- [Instructions for the task] Pictures stay out of the copy; set down each line of the listing below exactly.

- [Supplied information]
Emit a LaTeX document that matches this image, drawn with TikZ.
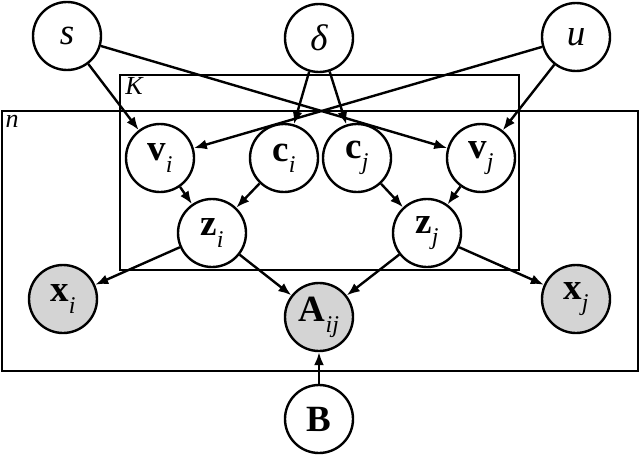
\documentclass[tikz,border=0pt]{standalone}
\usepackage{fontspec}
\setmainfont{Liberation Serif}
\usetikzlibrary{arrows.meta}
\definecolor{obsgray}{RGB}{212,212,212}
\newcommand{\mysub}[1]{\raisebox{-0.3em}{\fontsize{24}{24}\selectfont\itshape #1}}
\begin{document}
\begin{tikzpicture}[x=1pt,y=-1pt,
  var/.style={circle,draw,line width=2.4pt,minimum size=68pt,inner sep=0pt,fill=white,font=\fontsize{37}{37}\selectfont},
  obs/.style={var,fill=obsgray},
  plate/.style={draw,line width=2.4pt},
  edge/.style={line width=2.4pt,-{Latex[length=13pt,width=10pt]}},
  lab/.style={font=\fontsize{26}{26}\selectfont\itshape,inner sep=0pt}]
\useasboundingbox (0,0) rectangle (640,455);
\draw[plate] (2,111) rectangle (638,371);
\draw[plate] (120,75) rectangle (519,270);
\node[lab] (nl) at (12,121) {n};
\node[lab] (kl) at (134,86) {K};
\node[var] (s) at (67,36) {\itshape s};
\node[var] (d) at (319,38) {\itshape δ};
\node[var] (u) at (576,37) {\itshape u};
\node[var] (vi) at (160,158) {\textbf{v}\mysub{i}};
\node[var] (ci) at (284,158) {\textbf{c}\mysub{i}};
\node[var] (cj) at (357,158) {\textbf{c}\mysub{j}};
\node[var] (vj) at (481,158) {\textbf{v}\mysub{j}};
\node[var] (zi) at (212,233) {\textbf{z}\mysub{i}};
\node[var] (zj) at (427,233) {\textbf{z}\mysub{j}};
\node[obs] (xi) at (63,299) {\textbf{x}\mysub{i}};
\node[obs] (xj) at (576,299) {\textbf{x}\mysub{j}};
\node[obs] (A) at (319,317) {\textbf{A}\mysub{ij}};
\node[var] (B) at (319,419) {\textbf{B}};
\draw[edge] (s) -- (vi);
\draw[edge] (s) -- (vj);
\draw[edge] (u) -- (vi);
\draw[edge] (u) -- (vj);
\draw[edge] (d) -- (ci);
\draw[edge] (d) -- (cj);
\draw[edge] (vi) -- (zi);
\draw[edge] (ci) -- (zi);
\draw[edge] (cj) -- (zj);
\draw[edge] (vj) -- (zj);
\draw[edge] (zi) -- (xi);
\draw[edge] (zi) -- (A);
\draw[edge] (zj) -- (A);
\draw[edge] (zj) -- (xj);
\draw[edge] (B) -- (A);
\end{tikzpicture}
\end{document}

- [Written solution]
Emit a LaTeX document that matches this image, drawn with TikZ.
\documentclass[tikz,border=0pt]{standalone}
\usepackage{fontspec}
\setmainfont{Liberation Serif}
\usetikzlibrary{arrows.meta}
\definecolor{obsgray}{RGB}{212,212,212}
\newcommand{\mysub}[1]{\raisebox{-0.3em}{\fontsize{24}{24}\selectfont\itshape #1}}
\begin{document}
\begin{tikzpicture}[x=1pt,y=-1pt,
  var/.style={circle,draw,line width=2.4pt,minimum size=68pt,inner sep=0pt,fill=white,font=\fontsize{37}{37}\selectfont},
  obs/.style={var,fill=obsgray},
  plate/.style={draw,line width=2.4pt},
  edge/.style={line width=2.4pt,-{Latex[length=13pt,width=10pt]}},
  lab/.style={font=\fontsize{26}{26}\selectfont\itshape,inner sep=0pt}]
\useasboundingbox (0,0) rectangle (640,455);
\draw[plate] (2,111) rectangle (638,371);
\draw[plate] (120,75) rectangle (519,270);
\node[lab] (nl) at (12,121) {n};
\node[lab] (kl) at (134,86) {K};
\node[var] (s) at (67,36) {\itshape s};
\node[var] (d) at (319,38) {\itshape δ};
\node[var] (u) at (576,37) {\itshape u};
\node[var] (vi) at (160,158) {\textbf{v}\mysub{i}};
\node[var] (ci) at (284,158) {\textbf{c}\mysub{i}};
\node[var] (cj) at (357,158) {\textbf{c}\mysub{j}};
\node[var] (vj) at (481,158) {\textbf{v}\mysub{j}};
\node[var] (zi) at (212,233) {\textbf{z}\mysub{i}};
\node[var] (zj) at (427,233) {\textbf{z}\mysub{j}};
\node[obs] (xi) at (63,299) {\textbf{x}\mysub{i}};
\node[obs] (xj) at (576,299) {\textbf{x}\mysub{j}};
\node[obs] (A) at (319,317) {\textbf{A}\mysub{ij}};
\node[var] (B) at (319,419) {\textbf{B}};
\draw[edge] (s) -- (vi);
\draw[edge] (s) -- (vj);
\draw[edge] (u) -- (vi);
\draw[edge] (u) -- (vj);
\draw[edge] (d) -- (ci);
\draw[edge] (d) -- (cj);
\draw[edge] (vi) -- (zi);
\draw[edge] (ci) -- (zi);
\draw[edge] (cj) -- (zj);
\draw[edge] (vj) -- (zj);
\draw[edge] (zi) -- (xi);
\draw[edge] (zi) -- (A);
\draw[edge] (zj) -- (A);
\draw[edge] (zj) -- (xj);
\draw[edge] (B) -- (A);
\end{tikzpicture}
\end{document}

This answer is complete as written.